Extract, unchanged, each line of the listing below from its first line through the line that contains "x = np.arange(len(HOURS))", inclusive, and nothing else.

• Recorded data
• • • • • • •
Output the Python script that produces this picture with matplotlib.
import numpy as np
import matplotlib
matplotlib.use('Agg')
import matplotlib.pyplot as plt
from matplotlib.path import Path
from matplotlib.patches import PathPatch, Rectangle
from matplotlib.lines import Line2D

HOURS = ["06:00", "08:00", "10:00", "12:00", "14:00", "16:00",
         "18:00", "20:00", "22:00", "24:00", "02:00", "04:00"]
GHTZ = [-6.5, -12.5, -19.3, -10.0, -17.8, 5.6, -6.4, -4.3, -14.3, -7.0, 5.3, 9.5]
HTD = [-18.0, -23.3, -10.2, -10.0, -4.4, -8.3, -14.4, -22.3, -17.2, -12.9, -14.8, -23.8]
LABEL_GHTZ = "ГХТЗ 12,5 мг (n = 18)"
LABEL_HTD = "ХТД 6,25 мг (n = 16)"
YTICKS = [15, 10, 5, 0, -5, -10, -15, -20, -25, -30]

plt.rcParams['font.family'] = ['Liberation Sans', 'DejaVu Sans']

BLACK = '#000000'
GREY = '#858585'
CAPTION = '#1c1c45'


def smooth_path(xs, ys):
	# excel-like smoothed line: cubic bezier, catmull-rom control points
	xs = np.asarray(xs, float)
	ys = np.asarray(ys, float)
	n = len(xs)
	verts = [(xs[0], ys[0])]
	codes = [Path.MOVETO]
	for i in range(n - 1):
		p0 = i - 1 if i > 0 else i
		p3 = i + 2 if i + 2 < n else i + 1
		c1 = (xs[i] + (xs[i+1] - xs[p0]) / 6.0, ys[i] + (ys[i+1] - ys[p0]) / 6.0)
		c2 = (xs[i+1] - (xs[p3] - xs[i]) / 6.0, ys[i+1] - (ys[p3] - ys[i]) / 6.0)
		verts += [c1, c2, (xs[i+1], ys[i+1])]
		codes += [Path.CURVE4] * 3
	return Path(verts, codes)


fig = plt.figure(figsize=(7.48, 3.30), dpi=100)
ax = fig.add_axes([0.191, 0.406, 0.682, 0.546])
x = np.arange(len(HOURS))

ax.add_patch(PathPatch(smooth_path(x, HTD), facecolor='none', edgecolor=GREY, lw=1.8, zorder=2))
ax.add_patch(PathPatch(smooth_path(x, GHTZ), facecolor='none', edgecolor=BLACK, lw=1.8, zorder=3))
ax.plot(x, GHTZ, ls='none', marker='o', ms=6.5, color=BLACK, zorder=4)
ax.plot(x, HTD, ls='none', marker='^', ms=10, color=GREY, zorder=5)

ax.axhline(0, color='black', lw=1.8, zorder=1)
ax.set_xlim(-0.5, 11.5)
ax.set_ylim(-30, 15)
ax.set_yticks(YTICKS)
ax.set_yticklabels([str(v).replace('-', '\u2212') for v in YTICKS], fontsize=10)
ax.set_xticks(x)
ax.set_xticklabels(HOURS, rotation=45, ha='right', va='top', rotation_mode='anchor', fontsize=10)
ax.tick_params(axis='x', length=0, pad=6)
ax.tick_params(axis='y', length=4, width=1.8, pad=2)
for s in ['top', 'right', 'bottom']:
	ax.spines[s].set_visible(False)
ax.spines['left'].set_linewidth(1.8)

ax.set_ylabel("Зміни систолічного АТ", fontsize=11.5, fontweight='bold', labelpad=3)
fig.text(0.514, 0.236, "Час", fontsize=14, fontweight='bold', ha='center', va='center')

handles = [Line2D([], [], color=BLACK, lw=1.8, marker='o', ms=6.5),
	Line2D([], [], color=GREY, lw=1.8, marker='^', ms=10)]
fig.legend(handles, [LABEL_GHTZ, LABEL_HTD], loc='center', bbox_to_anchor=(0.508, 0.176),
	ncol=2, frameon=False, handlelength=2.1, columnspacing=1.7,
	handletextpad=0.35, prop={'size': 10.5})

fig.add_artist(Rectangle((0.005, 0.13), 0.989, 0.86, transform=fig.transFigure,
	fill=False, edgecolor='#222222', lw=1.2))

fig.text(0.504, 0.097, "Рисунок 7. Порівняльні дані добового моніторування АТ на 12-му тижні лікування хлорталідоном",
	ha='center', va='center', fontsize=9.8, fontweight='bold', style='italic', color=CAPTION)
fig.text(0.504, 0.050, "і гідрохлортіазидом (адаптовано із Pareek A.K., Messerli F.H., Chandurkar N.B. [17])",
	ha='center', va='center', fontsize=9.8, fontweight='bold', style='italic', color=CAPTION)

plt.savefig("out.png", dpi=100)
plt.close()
• • • • • • •
• Written solution
Output the Python script that produces this picture with matplotlib.
import numpy as np
import matplotlib
matplotlib.use('Agg')
import matplotlib.pyplot as plt
from matplotlib.path import Path
from matplotlib.patches import PathPatch, Rectangle
from matplotlib.lines import Line2D

HOURS = ["06:00", "08:00", "10:00", "12:00", "14:00", "16:00",
         "18:00", "20:00", "22:00", "24:00", "02:00", "04:00"]
GHTZ = [-6.5, -12.5, -19.3, -10.0, -17.8, 5.6, -6.4, -4.3, -14.3, -7.0, 5.3, 9.5]
HTD = [-18.0, -23.3, -10.2, -10.0, -4.4, -8.3, -14.4, -22.3, -17.2, -12.9, -14.8, -23.8]
LABEL_GHTZ = "ГХТЗ 12,5 мг (n = 18)"
LABEL_HTD = "ХТД 6,25 мг (n = 16)"
YTICKS = [15, 10, 5, 0, -5, -10, -15, -20, -25, -30]

plt.rcParams['font.family'] = ['Liberation Sans', 'DejaVu Sans']

BLACK = '#000000'
GREY = '#858585'
CAPTION = '#1c1c45'


def smooth_path(xs, ys):
	# excel-like smoothed line: cubic bezier, catmull-rom control points
	xs = np.asarray(xs, float)
	ys = np.asarray(ys, float)
	n = len(xs)
	verts = [(xs[0], ys[0])]
	codes = [Path.MOVETO]
	for i in range(n - 1):
		p0 = i - 1 if i > 0 else i
		p3 = i + 2 if i + 2 < n else i + 1
		c1 = (xs[i] + (xs[i+1] - xs[p0]) / 6.0, ys[i] + (ys[i+1] - ys[p0]) / 6.0)
		c2 = (xs[i+1] - (xs[p3] - xs[i]) / 6.0, ys[i+1] - (ys[p3] - ys[i]) / 6.0)
		verts += [c1, c2, (xs[i+1], ys[i+1])]
		codes += [Path.CURVE4] * 3
	return Path(verts, codes)


fig = plt.figure(figsize=(7.48, 3.30), dpi=100)
ax = fig.add_axes([0.191, 0.406, 0.682, 0.546])
x = np.arange(len(HOURS))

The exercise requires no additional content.